My 2010..
I wonder if I am running out of luck this year. I have been pretty unlucky since the start of the year. It all starts from losing my old handphone..
I made a serious blunder at work.. got scolded by someone high and mighty for being late for a briefing that I did not know until that morning.. work is increasingly more stressed now. I got no motivation and interest to work. I also lost some money along the way.. I think I actually gave a cab driver 100 dollar note instead of a 10 dollar note. 100 dollar note was from my petty cash, cash I got from doing overtime. Now, I lost most of the overtime claim for last month. Then for no reason, my left cheek started to swell yesterday. I went to see a dentist today and was told I needed to do root canal treatments for two of my bad teeth. The few filings I did didn't turn out useful. For one tooth, it costs around 1100. Two means around 2200. Now I need to think twice about going somewhere for a longer holiday.
I hate this year. I seem to be jinxed. I need some good luck charm to survive the rest of the year.

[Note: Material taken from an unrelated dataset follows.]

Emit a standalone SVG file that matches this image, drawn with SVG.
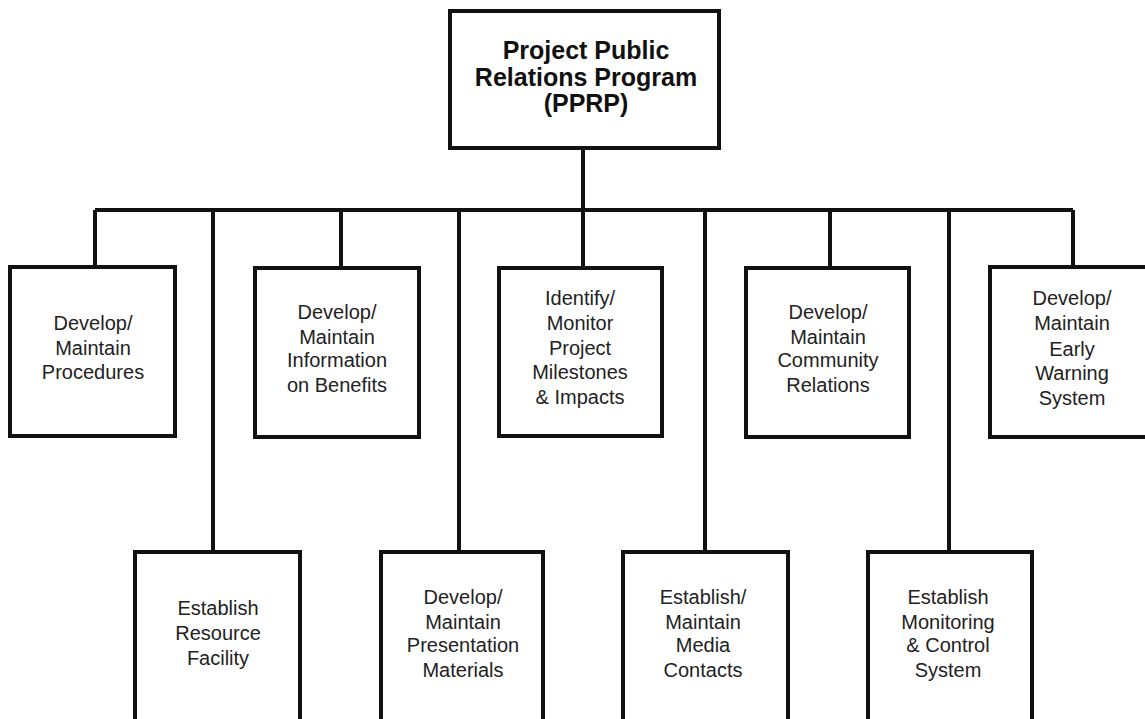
<svg xmlns="http://www.w3.org/2000/svg" width="1145" height="719" viewBox="0 0 1145 719">
<style>
.box{fill:#fff;stroke:#111;stroke-width:4}
.ln{fill:none;stroke:#111;stroke-width:4}
.t{font-family:"Liberation Sans",Arial,sans-serif;font-size:20px;fill:#222;text-anchor:middle}
.tb{font-family:"Liberation Sans",Arial,sans-serif;font-size:25px;font-weight:bold;fill:#111;text-anchor:middle}
</style>
<rect width="1145" height="719" fill="#fff"/>
<g id="connectors">
<path class="ln" d="M583,148 V210 M95,210 H1073"/>
<path class="ln" d="M95,210 V267 M341,210 V267 M583,210 V267 M830,210 V267 M1073,210 V267"/>
<path class="ln" d="M213,210 V552 M459,210 V552 M705,210 V552 M949,210 V552"/>
</g>
<g id="root">
<rect class="box" x="450" y="11" width="269" height="137"/>
<text class="tb" x="586" y="59">Project Public</text>
<text class="tb" x="586" y="86">Relations Program</text>
<text class="tb" x="586" y="112">(PPRP)</text>
</g>
<g id="n1">
<rect class="box" x="10" y="267" width="165" height="169"/>
<text class="t" x="93" y="330">Develop/</text>
<text class="t" x="93" y="355">Maintain</text>
<text class="t" x="93" y="379">Procedures</text>
</g>
<g id="n2">
<rect class="box" x="255" y="268" width="164" height="169"/>
<text class="t" x="337" y="319">Develop/</text>
<text class="t" x="337" y="344">Maintain</text>
<text class="t" x="337" y="367">Information</text>
<text class="t" x="337" y="392">on Benefits</text>
</g>
<g id="n3">
<rect class="box" x="499" y="268" width="163" height="168"/>
<text class="t" x="580" y="305">Identify/</text>
<text class="t" x="580" y="330">Monitor</text>
<text class="t" x="580" y="355">Project</text>
<text class="t" x="580" y="379">Milestones</text>
<text class="t" x="580" y="404">&amp; Impacts</text>
</g>
<g id="n4">
<rect class="box" x="746" y="268" width="163" height="169"/>
<text class="t" x="828" y="319">Develop/</text>
<text class="t" x="828" y="344">Maintain</text>
<text class="t" x="828" y="367">Community</text>
<text class="t" x="828" y="392">Relations</text>
</g>
<g id="n5">
<rect class="box" x="990" y="267" width="165" height="170"/>
<text class="t" x="1072" y="305">Develop/</text>
<text class="t" x="1072" y="330">Maintain</text>
<text class="t" x="1072" y="356">Early</text>
<text class="t" x="1072" y="380">Warning</text>
<text class="t" x="1072" y="405">System</text>
</g>
<g id="m1">
<rect class="box" x="135" y="552" width="165" height="175"/>
<text class="t" x="218" y="615">Establish</text>
<text class="t" x="218" y="640">Resource</text>
<text class="t" x="218" y="665">Facility</text>
</g>
<g id="m2">
<rect class="box" x="381" y="552" width="162" height="175"/>
<text class="t" x="463" y="604">Develop/</text>
<text class="t" x="463" y="629">Maintain</text>
<text class="t" x="463" y="652">Presentation</text>
<text class="t" x="463" y="677">Materials</text>
</g>
<g id="m3">
<rect class="box" x="623" y="552" width="165" height="175"/>
<text class="t" x="703" y="604">Establish/</text>
<text class="t" x="703" y="629">Maintain</text>
<text class="t" x="703" y="652">Media</text>
<text class="t" x="703" y="677">Contacts</text>
</g>
<g id="m4">
<rect class="box" x="868" y="552" width="164" height="175"/>
<text class="t" x="948" y="604">Establish</text>
<text class="t" x="948" y="629">Monitoring</text>
<text class="t" x="948" y="652">&amp; Control</text>
<text class="t" x="948" y="677">System</text>
</g>
</svg>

As the saying goes. we are the master of our own life, to be happy or unhappy, to be positive or negative. I know I need to be positive in my thinking as I believe only positive thinking can lead to good happy things. However when the whole world comes crashing down, staying positive is the last thing on your mind and is the most difficult task to do. No wonder they say only the fittest can survive.
As what Biye always said "You are SELFISH CREATURES! "
I realized it doesn’t pay to be helpful towards people. I should have just done my own scope of work and not care about others. As they said, the less you do, the fewer mistakes you made. I feel slightly indignant when they don’t appreciate and laugh at you. Sigh.. lesson learnt this morning.. be selfish sometimes and think for only yourself. I am now afraid to render any help.. better to steer clear of any potential trouble.
I have also been arrowed to do something which is not supposed to be my jobscope already. Hmmph!!.. quite unhappy about it.
Sigh I am slowly losing morale and interest in my job. I hate the reshuffling of job duties until things are now so messy. I am the most affected. When anyone in the team is not around, I need to cover part of their jobscope. It means I can’t take any break whenever anyone is not around to work. Just thinking of it makes me irritated and feel unjustified.
I think I need a good break soon. Can I take a permanent break? It’s tempting =P
I have thought of moving on to somewhere else but there is this inertia of moving. I am scared of entering into a worse off shit hole. Furthermore, there is still one area that I still haven’t got any chance of learning. Based on the current situation, I don’t think I have any chance of doing it hands on either. SIGH I FEEL LIKE QUITTING ALREADY! The attractive thing about staying on is the 13 month pay out scheme. Then again, the pay raise from changing job will compensate for it.
PS:. Just saw an article that said work life balance is vital to our well being. If only we can really do as what it preached.